14. The process of claim 5, wherein said fossil hydrocarbon feed stream is selected from at least one of an atmospheric column bottom stream, a vacuum tower bottom stream, heavy cycle oil, light cycle oil, and deasphalted oil.

15. A slurry hydrocracking process, comprising:

charging a hydrogen stream, a recycle stream, and a bio-oil stream to a slurry hydrocracking reactor, wherein said recycle stream comprises a recovered concentrated catalyst;

hydrocracking said hydrocarbon feed stream and the bio-oil stream in the presence of the catalyst and said hydrogen stream to produce a slurry hydrocracked effluent stream;

taking a recycle stream from said hydrocracked effluent stream; and

adding said bio-oil stream directly into said recycle stream.

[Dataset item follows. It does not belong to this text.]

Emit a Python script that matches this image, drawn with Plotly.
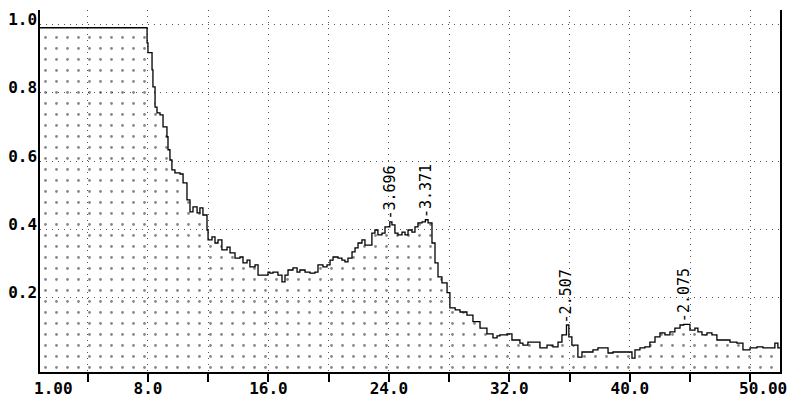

16. The process of claim 15 further comprising charging a fossil hydrocarbon feed stream into the slurry hydrocracking reactor, wherein an amount of said bio-oil stream is about 1 wt % to 40 wt % of said fossil hydrocarbon feed stream.

17. The process of claim 10 further comprising:

separating said slurry hydrocracked effluent stream into a vapor hydrocracked effluent stream and a liquid hydrocracked effluent stream; and

fractionating said liquid hydrocracked effluent stream to provide a vacuum gas oil stream and a pitch stream.

18. The process of claim 17, wherein said recycle stream is taken from at least one of said vacuum gas oil stream and said pitch stream.

19. A slurry hydrocracking process, comprising:

charging a bio-oil stream, a fresh catalyst, a hydrogen stream, and a recycle stream comprising a recovered concentrated catalyst to a slurry hydrocracking reactor;

hydrocracking said bio-oil stream and the recycle stream in the presence of the catalyst and the hydrogen stream to produce a slurry hydrocracked effluent stream;

taking a recycle stream from said hydrocracked effluent stream; and

adding said bio-oil stream directly into said recycle stream.

20. The process of claim 17 further comprising:

fractionating said hydrocracked effluent stream to provide a vacuum gas oil stream and a pitch stream; and

taking said recycle stream from at least one of said vacuum gas oil stream and said pitch stream.